It was a scene played out all across the Northern and Southern United States during the Civil War: saying goodbye. Clara Solomon wrote a diary during the Civil War from her home in New Orleans. As I have discussed elsewhere, she admired a famous soldier, Maj. Roberdeau Wheat. See that post here. Maj. Wheat was a friend of her parents. Another close friend of the family was Capt. Obed Miller. Miller and Wheat both served in Wheat’s Battalion, known for hard-fighting and for wild conduct between battles. Capt. Miller was wounded in the first Battle of Manassas. In October, 1861, he came home to New Orleans, probably to recover.
From a mutual friend, the seventeen year old had heard that Capt. Miller and his wife were offended that they had seen Clara on the street and Clara ignored them. So, when Capt. Miller came to the Solomon home on Rampart, Clara thought he might be angry with her. But, no, he appeared “astonished” when she mentioned this. He assured her that he and his wife were not upset with the young schoolgirl. She recorded that Obed Miller was as handsome as ever. She often remarked on a person’s looks. He spoke of his impending departure to return to the war. He mentioned they would probably never see one another again. He asked her to sometimes think of him.
Clara knew Cap. Miller was coming. She had considered what to give him. Knowing he had lost his little diary book, she consulted with her mother and asked if she could give him her diary book. Diary books were very important to Clara. She regularly exhausted her supply of paper and would yearn for additional paper. For the young Clara, this was no small gift.

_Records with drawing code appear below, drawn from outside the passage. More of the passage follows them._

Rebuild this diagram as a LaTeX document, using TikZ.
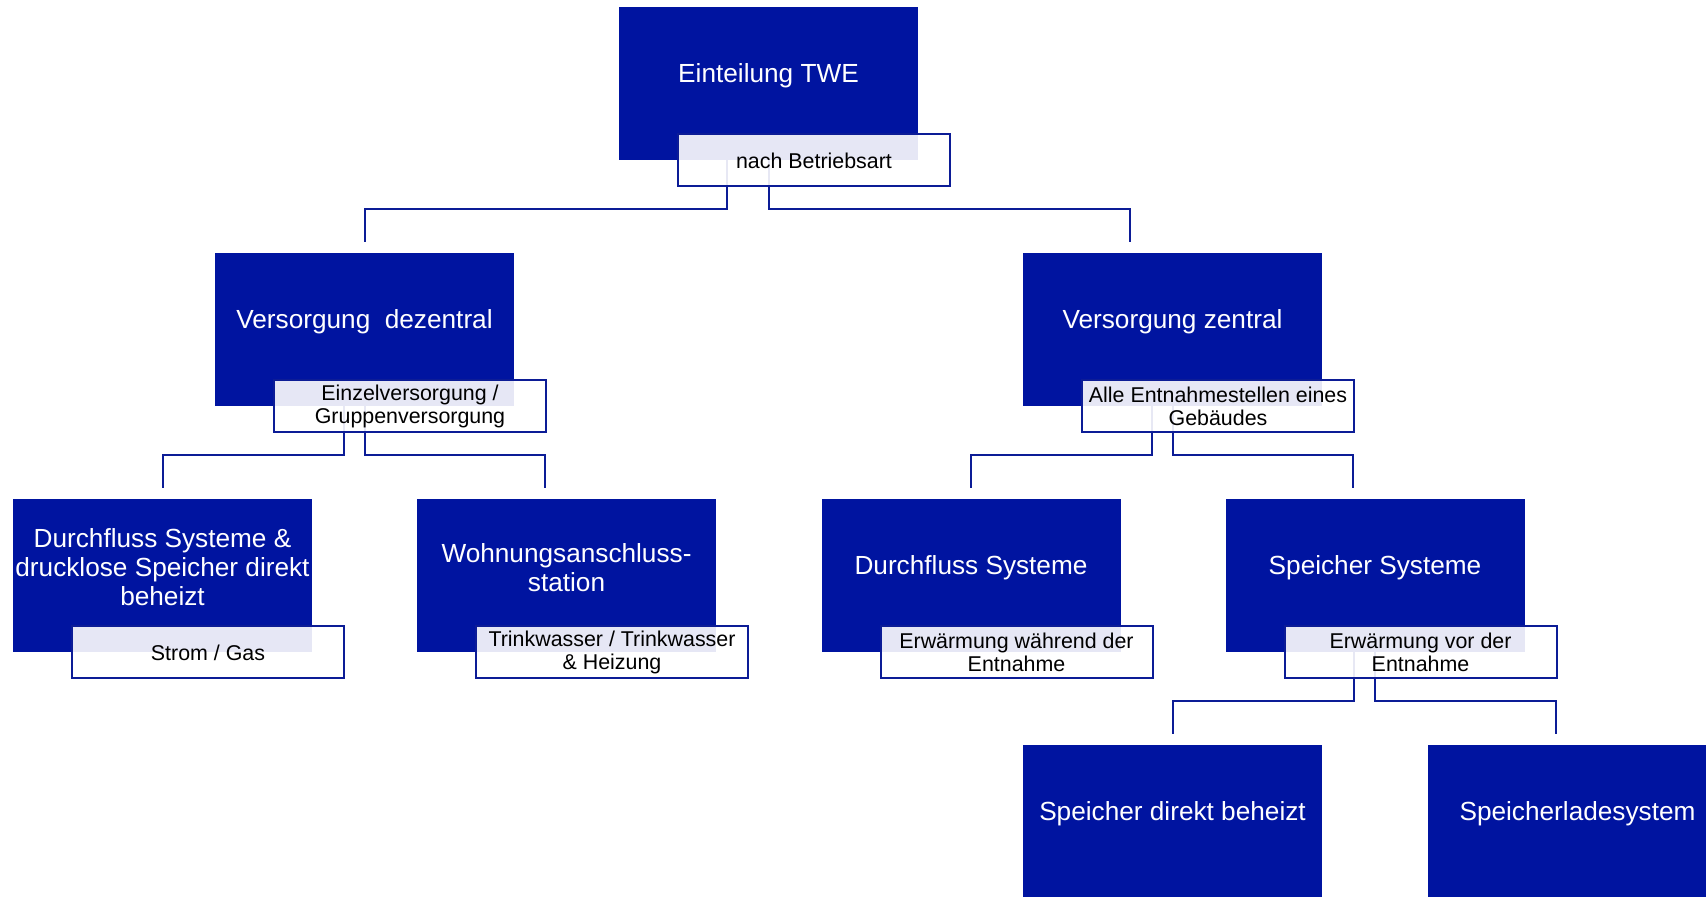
\documentclass[tikz,border=0pt]{standalone}
\usepackage{fontspec}
\setmainfont{Liberation Sans}
\usepackage{tikz}
\usetikzlibrary{positioning,calc}
\usepackage{xcolor}
\definecolor{twedark}{RGB}{0,20,160}
\definecolor{tweline}{RGB}{12,28,150}

\tikzset{
    mainbox/.style={rectangle, fill=twedark, minimum width=149.5pt, minimum height=76.5pt, inner sep=0pt},
    maintext/.style={text=white, font=\fontsize{13.1}{14.5}\selectfont, align=center, inner sep=0pt},
    subbox/.style={rectangle, draw=tweline, line width=1pt, fill=white, fill opacity=0.9, text opacity=1,
        minimum width=136pt, minimum height=26pt, inner sep=0pt, align=center,
        font=\fontsize{10.7}{11.5}\selectfont},
    conn/.style={draw=tweline, line width=1pt}
}

\begin{document}
\begin{tikzpicture}[x=0.5pt, y=-0.5pt]
\clip (0,0) rectangle (1706,896);
\useasboundingbox (0,0) rectangle (1706,896);

% Boxes
\node[mainbox] (twe) at (768.5,83.5) {};
\node[mainbox] (dez) at (364.5,329.5) {};
\node[mainbox] (zen) at (1172.5,329.5) {};
\node[mainbox] (dfs) at (162.5,575.5) {};
\node[mainbox] (was) at (566.5,575.5) {};
\node[mainbox] (dur) at (971,575.5) {};
\node[mainbox] (spe) at (1375,575.5) {};
\node[mainbox] (sdb) at (1172.5,821.5) {};
\node[mainbox] (sls) at (1577.5,821.5) {};

% Box texts
\node[maintext] (twe-t) at ($(twe.center)+(0,-8)$) {Einteilung TWE};
\node[maintext] (dez-t) at ($(dez.center)+(0,-8)$) {Versorgung\ \ dezentral};
\node[maintext] (zen-t) at ($(zen.center)+(0,-8)$) {Versorgung zentral};
\node[maintext] (dfs-t) at ($(dfs.center)+(0,-8)$) {Durchfluss Systeme \&\\drucklose Speicher direkt\\beheizt};
\node[maintext] (was-t) at ($(was.center)+(0,-8)$) {Wohnungsanschluss-\\station};
\node[maintext] (dur-t) at ($(dur.center)+(0,-8)$) {Durchfluss Systeme};
\node[maintext] (spe-t) at ($(spe.center)+(0,-8)$) {Speicher Systeme};
\node[maintext] (sdb-t) at ($(sdb.center)+(0,-8)$) {Speicher direkt beheizt};
\node[maintext] (sls-t) at ($(sls.center)+(0,-8)$) {Speicherladesystem};

% Connectors
\draw[conn] ($(twe.south)+(-42,0)$) -- ++(0,49) -| ($(dez.north)+(0,-11)$);
\draw[conn] (twe.south) -- ++(0,49) -| ($(zen.north)+(-43,-11)$);
\draw[conn] ($(dez.south)+(-21,0)$) -- ++(0,49) -| ($(dfs.north)+(0,-11)$);
\draw[conn] (dez.south) -- ++(0,49) -| ($(was.north)+(-22,-11)$);
\draw[conn] ($(zen.south)+(-21,0)$) -- ++(0,49) -| ($(dur.north)+(0,-11)$);
\draw[conn] (zen.south) -- ++(0,49) -| ($(spe.north)+(-22,-11)$);
\draw[conn] ($(spe.south)+(-21,0)$) -- ++(0,49) -| ($(sdb.north)+(0,-11)$);
\draw[conn] (spe.south) -- ++(0,49) -| ($(sls.north)+(-22,-11)$);

% Sub labels
\node[subbox] (twe-s) at ($(twe.south)+(45.5,0)$) {nach Betriebsart};
\node[subbox] (dez-s) at ($(dez.south)+(45.5,0)$) {Einzelversorgung /\\Gruppenversorgung};
\node[subbox] (zen-s) at ($(zen.south)+(45.5,0)$) {Alle Entnahmestellen eines\\Gebäudes};
\node[subbox] (dfs-s) at ($(dfs.south)+(45.5,0)$) {Strom / Gas};
\node[subbox] (was-s) at ($(was.south)+(45.5,0)$) {Trinkwasser / Trinkwasser\\\& Heizung};
\node[subbox] (dur-s) at ($(dur.south)+(45.5,0)$) {Erwärmung während der\\Entnahme};
\node[subbox] (spe-s) at ($(spe.south)+(45.5,0)$) {Erwärmung vor der\\Entnahme};

\end{tikzpicture}
\end{document}
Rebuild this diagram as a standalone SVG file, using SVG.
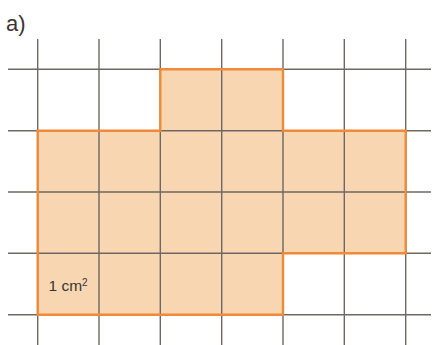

Ma said yes. Clara presented the book, and expressed only the wish that he might at times write her name on the book in “sweet remembrance.” The captain thanked her. He said he would forever (emphasis Clara’s) keep it. He asked Clara to tell her sister, Alice that he could not see her that afternoon, but he would return in the evening. After some 45 minutes, he said he had to go.
“Oh . . I felt so so sad, as I gazed upon him and thought that in all probability we would never meet again (emphasis Clara’s).” She bade her final good bye. As she gazed upon that “proud, manly form, an earnest prayer ascended from my soul that a Yankee bullet would never pierce his noble, generous heart (emphasis Clara’s).” The captain took her hand, “Clara, I have one favor which I wish you to grant. Think of me sometimes with kindness.” She replied, simply, yes.
Capt. Miller released her hand as he said, “God be with you.” In a moment, he was gone. Capt. Miller would later be killed in Virginia in 1863.
When I deployed to Iraq, I did say goodbye to close family friends. I did not do it as well as Capt. Miller. A Southern historian, whose name escapes me, once commented that the soldiers in the Civil War seem to have been so much more gallant than the heroes of WW I or WW II. He suggested that may have been because in the Civil War, especially in the South, the war was so close. The Confederate soldiers went to great lengths to protect the home folks from the dangers and terrors of the war. In truth, the Southern men essentially failed the home folks. They could not protect their homes from the predatory Union soldiers. Perhaps, the best the men could do was to pretend things would work out. And, the women may have pretended in turn that they believed their men.
Elliott Ashkenazi, ed., The Civil War Diary of Clara Solomon (Baton Rouge: LSU Press 1995), p. 217.